Kemudian adanya fakta ia mengajukan keberatan atas hasil pemeriksaan tahun 2016, hasilnya pengurangan, sementara kalau direkayasa harusnya bertambah dan dari hasil pengujian pajaknya dikurangi. Selain itu, terkait adanya pemeriksaan ulang itu tidak membuktikan adanya rekayasa.

"Penuntut hanya mengutip mentah-mentah keterangan satu saksi yang ternyata juga diakomidir majelis hakim," kata dia.

Agus juga membantah tentang adanya pemberian. Menurut dia tidak ada fakta persidangan yang membuktikan hal tersebut. Seperti tidak ada data dirinya hadir di lokasi yang disebutkan sebagai lokasi pemberian.

Sementara mengenai uang pengganti Rp5 miliar yang dibebankan kepada dirinya dalam vonis, ia mengaku bingung dengan putusan tersebut. Menurutnya penuntut umum dan majelis hakim hanya mengakomodir omongan satu saksi yang menurut aturan KUHAP satu saksi bukanlah saksi.

"Satu hal lagi, ini yang jadi pertanyaan, Yulmanizar. Yang katanya dia ini itu segala macemnya sampai saat ini tersangka saja belum. Apa motivasinya? Kemudian juga kita gagal paham terhadap pajak. Tadi masalah tidak ada surat permohonan, faktanya ada.

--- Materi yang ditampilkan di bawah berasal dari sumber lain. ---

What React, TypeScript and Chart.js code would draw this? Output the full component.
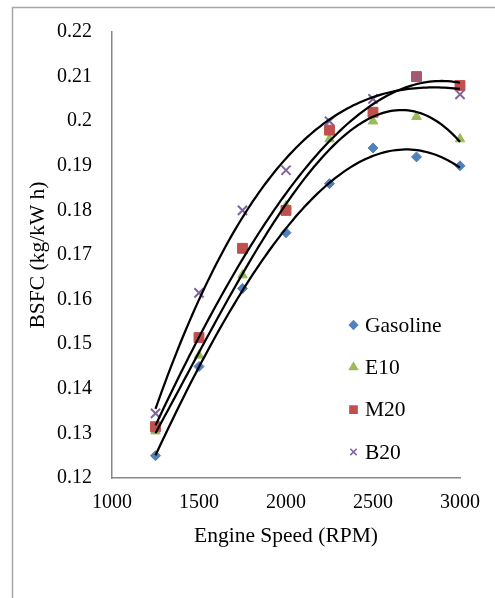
import React, { useEffect, useRef } from "react";
import { Chart, registerables } from "chart.js";
import { drawPoint } from "chart.js/helpers";

Chart.register(...registerables);

const speeds = [1250, 1500, 1750, 2000, 2250, 2500, 2750, 3000];
const gasoline = [0.125, 0.145, 0.1625, 0.175, 0.186, 0.194, 0.192, 0.19];
const e10 = [0.1305, 0.1475, 0.1655, 0.181, 0.196, 0.2, 0.201, 0.196];
const m20 = [0.1315, 0.1515, 0.1715, 0.18, 0.198, 0.202, 0.21, 0.208];
const b20 = [0.1345, 0.1615, 0.18, 0.189, 0.2, 0.205, 0.21, 0.206];
const seriesNames = ["Gasoline", "E10", "M20", "B20"];
const seriesValues = [gasoline, e10, m20, b20];
const seriesColors = ["#4F81BD", "#9BBB59", "#C0504D", "#8064A2"];
const seriesStyles = ["rectRot", "triangle", "rect", "crossRot"];
const xTicks = [1000, 1500, 2000, 2500, 3000];
const yTicks = [0.12, 0.13, 0.14, 0.15, 0.16, 0.17, 0.18, 0.19, 0.2, 0.21, 0.22];
const xTitle = "Engine Speed (RPM)";
const yTitle = "BSFC (kg/kW h)";

const FONT = "'Liberation Serif', 'Times New Roman', serif";
const TREND_ORDER = 3;

// least-squares polynomial trendline
function polyFit(xs: number[], ys: number[], order: number) {
  const n = order + 1;
  const A: number[][] = [];
  for (let r = 0; r < n; r++) {
    const row: number[] = [];
    for (let c = 0; c < n; c++) {
      row.push(xs.reduce((a, x) => a + Math.pow(x / 1000, r + c), 0));
    }
    row.push(xs.reduce((a, x, i) => a + Math.pow(x / 1000, r) * ys[i], 0));
    A.push(row);
  }
  for (let i = 0; i < n; i++) {
    let p = i;
    for (let k = i + 1; k < n; k++) if (Math.abs(A[k][i]) > Math.abs(A[p][i])) p = k;
    [A[i], A[p]] = [A[p], A[i]];
    for (let k = i + 1; k < n; k++) {
      const f = A[k][i] / A[i][i];
      for (let j = i; j <= n; j++) A[k][j] -= f * A[i][j];
    }
  }
  const c = new Array(n).fill(0);
  for (let i = n - 1; i >= 0; i--) {
    let v = A[i][n];
    for (let j = i + 1; j < n; j++) v -= A[i][j] * c[j];
    c[i] = v / A[i][i];
  }
  return (x: number) => c.reduce((a, ci, i) => a + ci * Math.pow(x / 1000, i), 0);
}

function trendPoints(ys: number[]) {
  const f = polyFit(speeds, ys, TREND_ORDER);
  const x0 = speeds[0];
  const x1 = speeds[speeds.length - 1];
  const pts = [];
  const n = 100;
  for (let i = 0; i <= n; i++) {
    const x = x0 + ((x1 - x0) * i) / n;
    pts.push({ x, y: f(x) });
  }
  return pts;
}

const framePlugin = {
  id: "frame",
  beforeDraw(chart: any) {
    const ctx = chart.ctx;
    ctx.save();
    ctx.fillStyle = "#ffffff";
    ctx.fillRect(0, 0, chart.width, chart.height);
    ctx.strokeStyle = "#a6a6a6";
    ctx.lineWidth = 1.5;
    ctx.beginPath();
    ctx.moveTo(12.5, chart.height);
    ctx.lineTo(12.5, 7.5);
    ctx.lineTo(chart.width, 7.5);
    ctx.stroke();
    ctx.restore();
  },
};

const legendRadius = [4, 4.5, 5, 4.5];

const legendPlugin = {
  id: "innerLegend",
  afterDraw(chart: any) {
    const ctx = chart.ctx;
    const area = chart.chartArea;
    const mx = area.left + 241.5;
    const tx = area.left + 253;
    const y0 = area.top + 293;
    const step = 42.3;
    ctx.save();
    seriesNames.forEach((name, i) => {
      const y = y0 + step * i;
      ctx.fillStyle = seriesColors[i];
      ctx.strokeStyle = seriesColors[i];
      ctx.lineWidth = 1.6;
      drawPoint(ctx, { pointStyle: seriesStyles[i], radius: legendRadius[i], rotation: 0, borderWidth: 1.6 } as any, mx, y);
      ctx.fillStyle = "#000000";
      ctx.font = `21.5px ${FONT}`;
      ctx.textAlign = "left";
      ctx.textBaseline = "middle";
      ctx.fillText(name, tx, y + 1);
    });
    ctx.restore();
  },
};

const pointRadius = [5, 5.5, 7, 6.5];

export default function App() {
  const ref = useRef<HTMLCanvasElement | null>(null);

  useEffect(() => {
    if (!ref.current) return;
    const scatterSets = seriesNames.map((name, i) => ({
      label: name,
      data: speeds.map((x, j) => ({ x, y: seriesValues[i][j] })),
      backgroundColor: seriesColors[i],
      borderColor: seriesColors[i],
      pointStyle: seriesStyles[i],
      pointRadius: pointRadius[i],
      pointBorderWidth: seriesStyles[i] === "crossRot" ? 2 : 1,
      showLine: false,
      clip: false,
      order: 4 - i,
    }));
    const trendSets = seriesValues.map((ys, i) => ({
      label: seriesNames[i] + " trend",
      data: trendPoints(ys),
      borderColor: "#000000",
      borderWidth: 2.25,
      pointRadius: 0,
      showLine: true,
      fill: false,
      tension: 0,
      clip: false,
      order: 0,
    }));

    const chart = new Chart(ref.current, {
      type: "scatter",
      data: { datasets: [...scatterSets, ...trendSets] as any },
      options: {
        responsive: false,
        animation: false,
        layout: { padding: { left: 0, top: 28, right: 35, bottom: 0 } },
        plugins: { legend: { display: false }, tooltip: { enabled: false } },
        scales: {
          x: {
            type: "linear",
            min: xTicks[0],
            max: xTicks[xTicks.length - 1],
            afterBuildTicks: (s: any) => {
              s.ticks = xTicks.map((v) => ({ value: v }));
            },
            grid: { display: false, drawTicks: false },
            border: { display: true, color: "#888888", width: 1.5 },
            ticks: {
              padding: 13,
              color: "#000000",
              font: { family: FONT, size: 20 },
              callback: (v: any) => String(v),
            },
            title: {
              display: true,
              text: xTitle,
              color: "#000000",
              font: { family: FONT, size: 21.5 },
              padding: { top: 0, bottom: 48.5 },
            },
            afterFit: (s: any) => {
              s.height = 120;
            },
          },
          y: {
            type: "linear",
            min: yTicks[0],
            max: yTicks[yTicks.length - 1],
            afterBuildTicks: (s: any) => {
              s.ticks = yTicks.map((v) => ({ value: v }));
            },
            grid: { display: false, drawTicks: false },
            border: { display: true, color: "#888888", width: 1.5 },
            ticks: {
              padding: 20,
              color: "#000000",
              font: { family: FONT, size: 20 },
              callback: (v: any) => String(Number(Number(v).toFixed(2))),
            },
            title: {
              display: true,
              text: yTitle,
              color: "#000000",
              font: { family: FONT, size: 21.5 },
              padding: { top: 25, bottom: 0 },
            },
            afterFit: (s: any) => {
              s.width = 112;
            },
          },
        },
      },
      plugins: [framePlugin, legendPlugin],
    });
    return () => chart.destroy();
  }, []);

  return (
    <div style={{ position: "fixed", left: 0, top: 0, width: 495, height: 598, background: "#fff" }}>
      <canvas ref={ref} width={495} height={598} style={{ display: "block" }} />
    </div>
  );
}
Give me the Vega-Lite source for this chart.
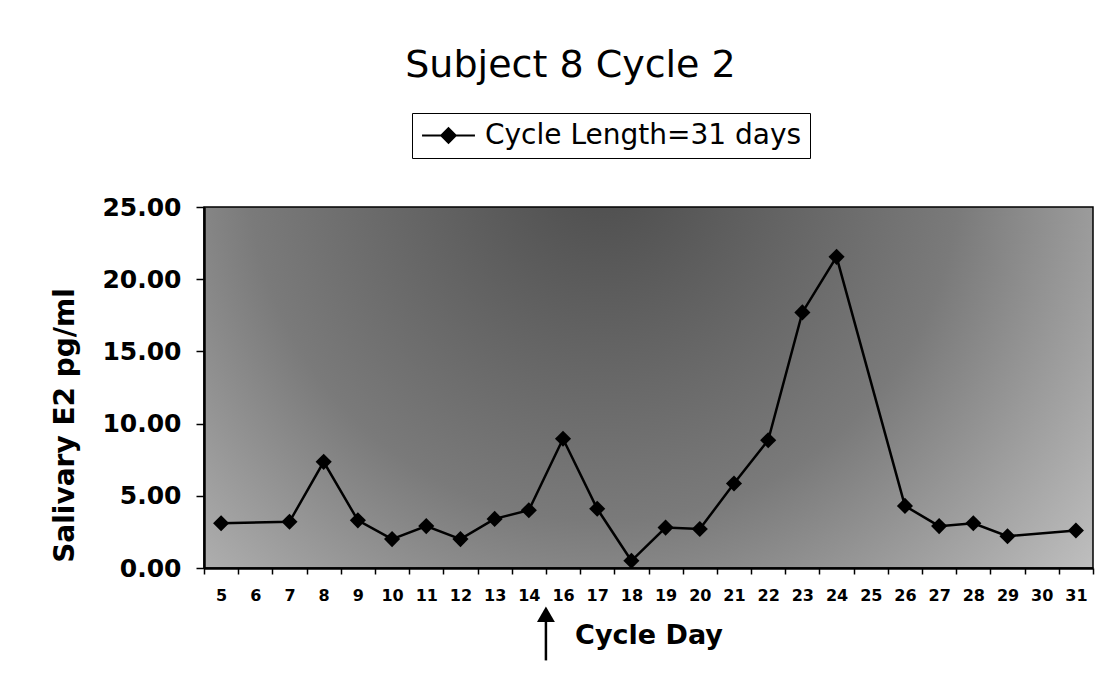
{
  "$schema": "https://vega.github.io/schema/vega-lite/v6.json",
  "autosize": "none",
  "width": 889,
  "height": 361,
  "padding": {"left": 204, "top": 207, "right": 23, "bottom": 117},
  "background": "white",
  "config": {
    "font": "DejaVu Sans",
    "view": {
      "stroke": "black",
      "strokeWidth": 1.5,
      "fill": {"gradient": "radial", "x1": 0.45, "y1": 0.25, "r1": 0, "x2": 0.45, "y2": 0.25, "r2": 0.8,
        "stops": [{"offset": 0, "color": "#4c4c4c"}, {"offset": 0.5, "color": "#7a7a7a"}, {"offset": 1, "color": "#d2d2d2"}]}
    }
  },
  "title": {
    "text": "Subject 8 Cycle 2",
    "fontSize": 38,
    "fontWeight": "normal",
    "font": "DejaVu Sans",
    "color": "black",
    "anchor": "middle",
    "dx": -78,
    "offset": 28
  },
  "datasets": {
    "e2": [
      {"day": "5", "value": 3.1, "series": "Cycle Length=31 days"},
      {"day": "7", "value": 3.2, "series": "Cycle Length=31 days"},
      {"day": "8", "value": 7.35, "series": "Cycle Length=31 days"},
      {"day": "9", "value": 3.3, "series": "Cycle Length=31 days"},
      {"day": "10", "value": 2.0, "series": "Cycle Length=31 days"},
      {"day": "11", "value": 2.9, "series": "Cycle Length=31 days"},
      {"day": "12", "value": 2.0, "series": "Cycle Length=31 days"},
      {"day": "13", "value": 3.4, "series": "Cycle Length=31 days"},
      {"day": "14", "value": 4.0, "series": "Cycle Length=31 days"},
      {"day": "16", "value": 8.95, "series": "Cycle Length=31 days"},
      {"day": "17", "value": 4.1, "series": "Cycle Length=31 days"},
      {"day": "18", "value": 0.5, "series": "Cycle Length=31 days"},
      {"day": "19", "value": 2.8, "series": "Cycle Length=31 days"},
      {"day": "20", "value": 2.7, "series": "Cycle Length=31 days"},
      {"day": "21", "value": 5.85, "series": "Cycle Length=31 days"},
      {"day": "22", "value": 8.85, "series": "Cycle Length=31 days"},
      {"day": "23", "value": 17.7, "series": "Cycle Length=31 days"},
      {"day": "24", "value": 21.55, "series": "Cycle Length=31 days"},
      {"day": "26", "value": 4.3, "series": "Cycle Length=31 days"},
      {"day": "27", "value": 2.9, "series": "Cycle Length=31 days"},
      {"day": "28", "value": 3.1, "series": "Cycle Length=31 days"},
      {"day": "29", "value": 2.2, "series": "Cycle Length=31 days"},
      {"day": "31", "value": 2.6, "series": "Cycle Length=31 days"}
    ],
    "arrow": [
      {"day": "14", "head": -3.2, "shaftTop": -3.6, "shaftBottom": -6.4}
    ]
  },
  "encoding": {
    "x": {
      "field": "day",
      "type": "ordinal",
      "sort": null,
      "scale": {
        "type": "band",
        "domain": ["5","6","7","8","9","10","11","12","13","14","16","17","18","19","20","21","22","23","24","25","26","27","28","29","30","31"],
        "paddingInner": 0,
        "paddingOuter": 0
      },
      "axis": {
        "title": "Cycle Day",
        "titleFont": "DejaVu Sans",
        "titleFontSize": 27,
        "titleFontWeight": "bold",
        "titleColor": "black",
        "titlePadding": 19,
        "labelAngle": 0,
        "labelFont": "DejaVu Sans",
        "labelFontSize": 16,
        "labelFontWeight": "bold",
        "labelColor": "black",
        "labelPadding": 13,
        "tickBand": "extent",
        "tickSize": 6,
        "tickColor": "black",
        "tickWidth": 1.5,
        "domainColor": "black",
        "domainWidth": 2.5,
        "grid": false
      }
    },
    "y": {
      "field": "value",
      "type": "quantitative",
      "scale": {"domain": [0, 25], "nice": false, "zero": true},
      "axis": {
        "title": "Salivary E2 pg/ml",
        "titleFont": "DejaVu Sans",
        "titleFontSize": 28,
        "titleFontWeight": "bold",
        "titleColor": "black",
        "titleBaseline": "alphabetic",
        "titleAlign": "center",
        "titleX": -131,
        "titleY": 218,
        "values": [0, 5, 10, 15, 20, 25],
        "format": ".2f",
        "labelFont": "DejaVu Sans",
        "labelFontSize": 25,
        "labelFontWeight": "bold",
        "labelColor": "black",
        "labelPadding": 15,
        "tickSize": 8,
        "tickColor": "black",
        "tickWidth": 1.5,
        "domainColor": "black",
        "domainWidth": 2.5,
        "grid": false
      }
    }
  },
  "layer": [
    {
      "data": {"name": "e2"},
      "mark": {"type": "line", "color": "black", "strokeWidth": 2.5, "point": {"shape": "diamond", "size": 260, "filled": true, "color": "black"}},
      "encoding": {
        "color": {
          "field": "series",
          "type": "nominal",
          "scale": {"range": ["black"]},
          "legend": {
            "title": null,
            "orient": "none",
            "legendX": 208,
            "legendY": -94,
            "direction": "horizontal",
            "strokeColor": "black",
            "fillColor": "white",
            "padding": 8,
            "labelFont": "DejaVu Sans",
            "labelFontSize": 28,
            "labelColor": "black",
            "labelLimit": 0,
            "symbolOffset": 14,
            "labelOffset": 22,
            "symbolType": "M-2,0L2,0M0,-0.55L0.55,0L0,0.55L-0.55,0Z",
            "symbolSize": 700,
            "symbolFillColor": "black",
            "symbolStrokeColor": "black",
            "symbolStrokeWidth": 2
          }
        }
      }
    },
    {
      "data": {"name": "arrow"},
      "mark": {"type": "rule", "color": "black", "strokeWidth": 2.5, "clip": false},
      "encoding": {
        "x": {"field": "day", "type": "ordinal", "bandPosition": 1},
        "y": {"field": "shaftTop", "type": "quantitative"},
        "y2": {"field": "shaftBottom"}
      }
    },
    {
      "data": {"name": "arrow"},
      "mark": {"type": "point", "shape": "triangle-up", "filled": true, "color": "black", "size": 320, "opacity": 1, "clip": false},
      "encoding": {
        "x": {"field": "day", "type": "ordinal", "bandPosition": 1},
        "y": {"field": "head", "type": "quantitative"}
      }
    }
  ]
}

Bisa dicek," kata Agus.

3 dari 3 halaman

Vonis Lebih Rendah dari Tuntutan Jaksa

Vonis 2 tahun ini lebih rendah dari tuntutan jaksa KPK. Jaksa menuntut hakim menjatuhkan pidana kepada Agus penjara 3 tahun denda Rp200 juta subsider 6 bulan kurungan

Hak yang memberatkan vonis yakni, Agus dinilai tidak mendukung program pemerintah dalam pemberantasan tindak pidana korupsi. Selain itu, Agus juga tidak mengakui perbuatannya.

Sementara hal yang meringankan, Agus dinilai sebagai kepala keluarga, bertanggung jawab kepada keluarganya, serta bersikap sopan.

Agus terbukti melanggar Pasal 5 ayat (1) huruf aUU Nomor 31 Tahun 1999 sebagaimana diubah dengan UU Nomor 20 Tahun 2001 tentang Pemberantasan Tindak Pidana Korupsi.